À leur vitesse actuelle, une
rencontre est prévue autour du 11 juin. Cette manœuvre pourrait
marquer la toute première tentative chinoise de ravitaillement en
orbite géostationnaire, démontrant des capacités critiques pour
l’avenir des infrastructures spatiales.

satellites chine
La sonde Longue Marche 3B décolle de Xichang, envoyant Shijian-25
en orbite, le 6 janvier 2025. Crédit : OurspaceUne technologie
stratégique

Pourquoi un tel effort pour
amarrer deux satellites ? Parce que la maintenance orbitale est une
révolution en devenir. Aujourd’hui, un satellite arrive en fin de
vie dès que son carburant s’épuise — même si tous ses instruments
fonctionnent encore. Pouvoir le ravitailler ou prolonger sa mission
via un véhicule dédié changerait la donne : moins de déchets
spatiaux, des coûts réduits et des satellites plus durables.

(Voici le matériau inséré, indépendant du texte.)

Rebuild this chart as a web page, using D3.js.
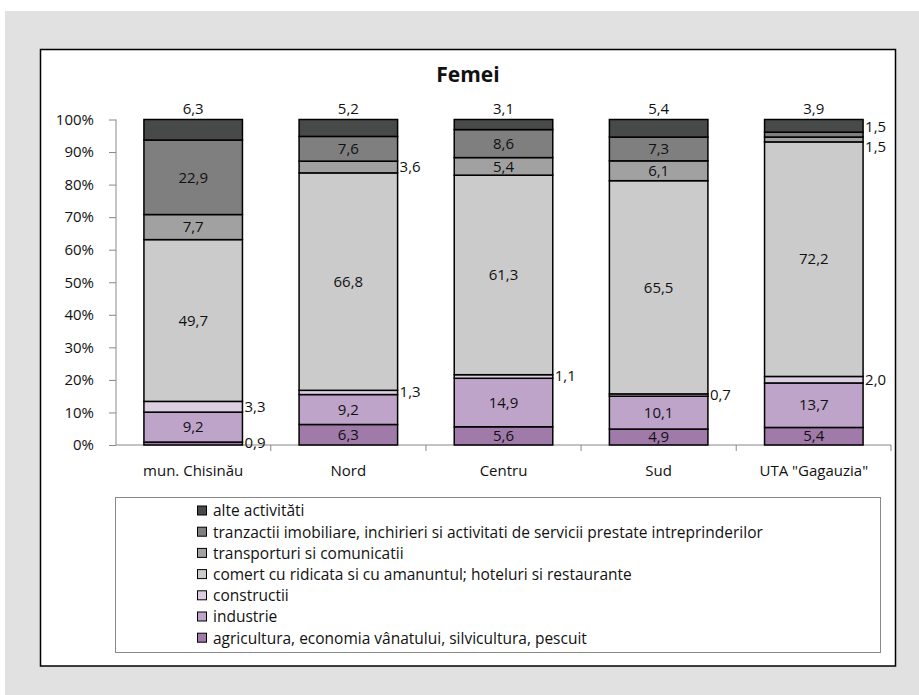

Des entreprises privées, comme
Northrop Grumman, ont déjà testé ce type de mission. En 2020, leur
satellite MEV-1s’était amarré au satellite Intelsat IS-901 pour une
mission de maintenance de cinq ans. Mais c’était un partenariat
commercial. Dans le cas de la Chine, la dimension militaire est
difficile à ignorer.

Surveillance rapprochée : les
satellites-espions américains à l’affût

Les États-Unis ne sont pas
passifs face à cette démonstration technologique. Deux de leurs
satellites, USA 270 et USA 271, membres du programme GSSAP
(Geosynchronous Space Situational Awareness Program), sont
positionnés non loin des satellites chinois. Leur mission :
surveiller de très près les activités spatiales en orbite
géostationnaire, souvent en observant ou en suivant les satellites
d’autres puissances.

Le 9 juin, la société COMSPOC,
spécialisée dans la surveillance spatiale, a noté que ces deux
satellites américains « encadraient » littéralement Shijian-21 et
Shijian-25, suggérant qu’ils bénéficient d’angles d’observation
optimaux pour capter les moindres détails de la manœuvre à venir.
USA 270, notamment, est déjà connu pour ses parties de « chat et de
souris » avec d’autres satellites chinois par le passé.

Un ballet technologique dans
une orbite saturée

Ce type d’opération n’est pas
sans risque. L’orbite géostationnaire est de plus en plus
encombrée, et les manœuvres de proximité soulèvent des
préoccupations en matière de sécurité et de surveillance. Des
erreurs de calcul ou des intentions mal interprétées pourraient
conduire à des incidents diplomatiques — ou pire.

Pour autant, le développement
de telles technologies est inévitable. Les satellites de
ravitaillement et de maintenance seront probablement monnaie
courante dans les décennies à venir, non seulement pour le secteur
civil, mais aussi pour les opérations militaires et de
renseignement.

Ce qu’il faut retenir

  • Deux satellites chinois,
    Shijian-21 et Shijian-25, se préparent à une manœuvre d’amarrage en
    orbite géostationnaire, avec un objectif affiché de ravitaillement
    orbital et prolongation de durée de vie.

  • Leur rencontre est attendue
    autour du 11 juin, après plusieurs jours de manœuvres de
    rapprochement.

  • Des satellites espions
    américains (USA 270 et 271) surveillent de près l’opération,
    témoignant de l’importance stratégique de cette technologie.

  • La manœuvre se déroule dans
    une orbite de plus en plus encombrée, où la coopération et la
    transparence sont cruciales pour éviter les incidents.

  • Cette mission pourrait ouvrir
    une nouvelle ère pour la maintenance spatiale, où les satellites
    deviennent réparables — et donc bien plus durables.